Na ilustração de Ariel Severino dois grandes olhos vistos de frente. O branco dos olhos não é mais branco e sim vermelho intenso. Num dos olhas resalta a pupila em preto e branco. No outro, tomando o lugar da pupila, um cerebro em tons de ocre tostado, as terminações nervosas do cérebro saem para fora e para abaixo do olho como uma raíz… que cortada, que se separa jorrando sangue. 
Ilustração de Ariel Severino para coluna de Wilson Gomes - Ariel Severino

Confessei a minha dificuldade em conciliar o horror visto com os discursos que surgiram para endossar os ataques a Israel como um ato de legítima defesa dos oprimidos palestinos. Em mim, isso geraria imensa dissonância cognitiva, aquele desconforto que se costuma ter quando nossas crenças, atitudes ou valores entram em contradição.

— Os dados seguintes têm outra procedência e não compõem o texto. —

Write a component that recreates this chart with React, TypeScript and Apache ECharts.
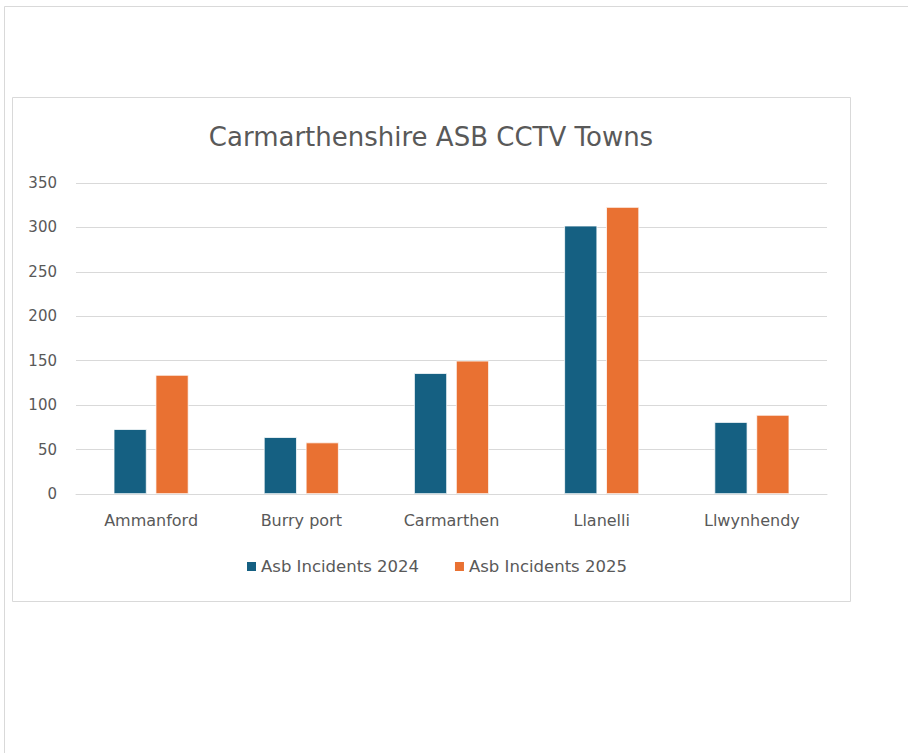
import React, { useEffect, useRef } from "react";
import * as echarts from "echarts";

const categories = ["Ammanford", "Burry port", "Carmarthen", "Llanelli", "Llwynhendy"];
const incidents2024 = [73, 64, 136, 302, 81];
const incidents2025 = [134, 58, 150, 323, 89];
const seriesNames = ["Asb Incidents 2024", "Asb Incidents 2025"];
const titleText = "Carmarthenshire ASB CCTV Towns";

const FONT = "DejaVu Sans";
const TXT = "#595959";

export default function App() {
  const ref = useRef<HTMLDivElement>(null);
  useEffect(() => {
    document.body.style.margin = "0";
    if (!ref.current) return;
    const chart = echarts.init(ref.current, undefined, { renderer: "svg" });
    chart.setOption({
      animation: false,
      backgroundColor: "#ffffff",
      graphic: [
        {
          type: "rect",
          z: -10,
          silent: true,
          shape: { x: 4.5, y: 6.5, width: 1000, height: 1000 },
          style: { fill: "#ffffff", stroke: "#d9d9d9", lineWidth: 1 },
        },
        {
          type: "rect",
          z: -9,
          silent: true,
          shape: { x: 12.5, y: 97.5, width: 838, height: 504 },
          style: { fill: "#ffffff", stroke: "#d9d9d9", lineWidth: 1 },
        },
        {
          type: "text",
          x: 431,
          y: 137,
          style: {
            text: titleText,
            fontFamily: FONT,
            fontSize: 26,
            fill: TXT,
            textAlign: "center",
            textVerticalAlign: "middle",
          },
        },
      ],
      legend: {
        data: seriesNames,
        left: 240,
        top: 553,
        icon: "rect",
        itemWidth: 11,
        itemHeight: 11,
        itemGap: 34,
        textStyle: { fontFamily: FONT, fontSize: 16.5, color: TXT, padding: [0, 0, 0, -1] },
      },
      grid: { left: 76, right: 81, top: 183, bottom: 259, containLabel: false },
      xAxis: {
        type: "category",
        data: categories,
        axisLine: { lineStyle: { color: "#d9d9d9", width: 1 } },
        axisTick: { show: false },
        axisLabel: { fontFamily: FONT, fontSize: 16, color: TXT, margin: 18 },
      },
      yAxis: {
        type: "value",
        min: 0,
        max: 350,
        interval: 50,
        axisLine: { show: false },
        axisTick: { show: false },
        splitLine: { lineStyle: { color: "#d9d9d9", width: 1 } },
        axisLabel: { fontFamily: FONT, fontSize: 15, color: TXT, margin: 19 },
      },
      series: [
        {
          name: seriesNames[0],
          type: "bar",
          data: incidents2024,
          barWidth: 33,
          barGap: "27%",
          itemStyle: { color: "#156082", borderColor: "#ffffff", borderWidth: 0.75 },
        },
        {
          name: seriesNames[1],
          type: "bar",
          data: incidents2025,
          barWidth: 33,
          barGap: "27%",
          itemStyle: { color: "#e97132", borderColor: "#ffffff", borderWidth: 0.75 },
        },
      ],
    });
    return () => chart.dispose();
  }, []);
  return <div ref={ref} style={{ width: 908, height: 753 }} />;
}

Compaixão não casa com justificação e júbilo, não tem jeito. Para minha surpresa, uma parte ruidosa dos meus interlocutores resolveu o próprio mal-estar moral e cognitivo optando por aceitar a brutalidade contra cidadãos indefesos como um dano colateral. Lamentável, mas exagerado com más intenções pela mídia ocidental e o império americano. Planilhas à mão, mostram, à guisa de desculpa, o quão superior é o número de palestinos mortos pela mão violenta do Estado de Israel.

Os argumentos de justificação vão da falsa neutralidade sugerida pela sentença "não há inocentes nesta guerra", passam pelo clássico "sommelier de indignação pública" declarando que, quando os mortos são palestinos, ninguém se importa, e chegam até a formulação explícita de um Breno Altman: "Quando um povo submetido ao colonialismo se rebela contra um Estado colonial, por quaisquer meios que seja, não há dúvidas sobre o lado certo da história".

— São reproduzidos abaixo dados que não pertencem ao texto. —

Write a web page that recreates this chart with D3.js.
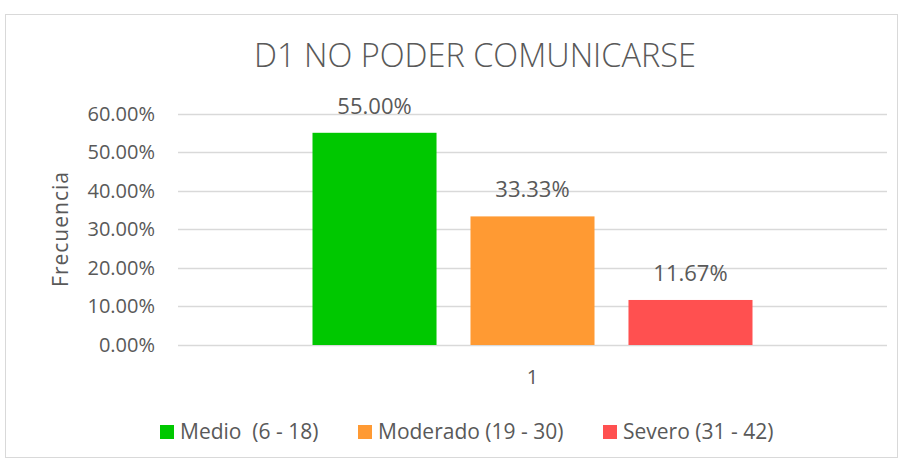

"Por quaisquer meios." Eis mais uma aplicação do mesmo princípio que vem há anos envenenando nossas democracias: os oprimidos têm um irrefutável direito à retaliação, mesmo que a fonte da opressão seja um Estado e um governo, mas quem pague com a sua vida e dignidade seja quem nada tem a ver com isso.

Na guerra não há inocentes? Inocentes é o que mais há nelas, e são os primeiros a serem chacinados pelos senhores da guerra. Vivemos como indivíduos, mas, nesse tipo de moralidade "estrutural", os indivíduos não importam, só a estrutura, o sistema. Ao poder opressor —e todas os mortos e sequestrados são parte dele— nada se concede, nem a compaixão.

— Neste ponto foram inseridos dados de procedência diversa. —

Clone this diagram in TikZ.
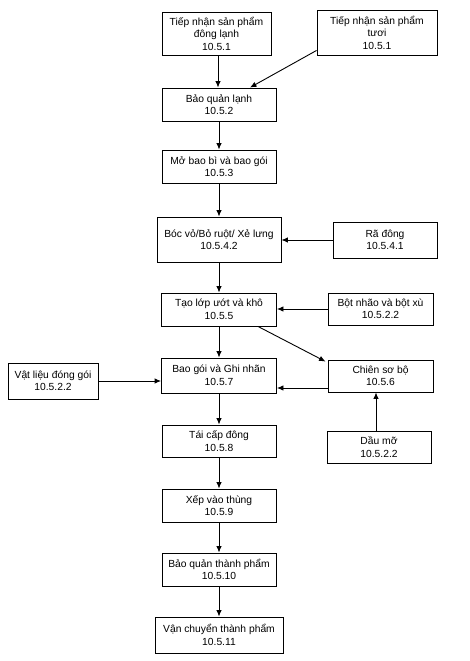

Há uma militância de esquerda que se crê intelectualmente mais sofisticada e moralmente muito superior ao bolsonarismo, mas que se comporta do mesmo modo. É como se todos, de um lado e do outro, recebessem o mesmo memorando das "15 coisas em que acreditamos" e tomassem posições automáticas cada vez que alguma está em questão.

Quanto mais intensa e automática a exibição de alinhamento, mais serão reconhecidos e recompensados pelo grupo com que se identificam.

Naturalmente, o esforço para exibir alinhamento inclui não apenas defender os valores e as crenças do grupo da forma mais radical, mas também atacar os "de fora", o que inclui não apenas os adversários diretos, como também os dissidentes, os que se recusam a aderir, os que querem discutir a crença e até os que reivindicam que, neste caso, com o horror ainda queimando as nossas retinas, a adesão automática a teses esquemáticas de oprimido e opressor, que tudo justificariam, é mera expressão de desumanidade.

Como as crenças têm de ser monolíticas, para facilitar a portabilidade, supõe-se que quem delas diverge comprou o pacote inteiro de depravações. Assim, se sua régua moral leva você a expressar repugnância ante crianças sequestradas e cadáveres nus de mulheres, exibidos como troféus em picapes de terroristas, concluem que você apoia Netanyahu, votou em Bolsonaro, é sionista, imperialista e não dá a mínima para o que o governo de Israel faz contra os palestinos. O que faria da sua ética um desprezível episódio de hipocrisia. Ao dogmático a única posição honesta possível já está ocupada e é a dele.

Na ética para não dogmáticos, Mehdi Hasan é brilhante na síntese: "Moralmente, você não pode justificar o assassinato de civis palestinos, mesmo que diga que está combatendo o terrorismo. Mas moralmente você tampouco pode justificar o assassinato de civis israelenses, mesmo que diga que se combate a ocupação".

Mas explique isso a quem acha que distinções são de fracos.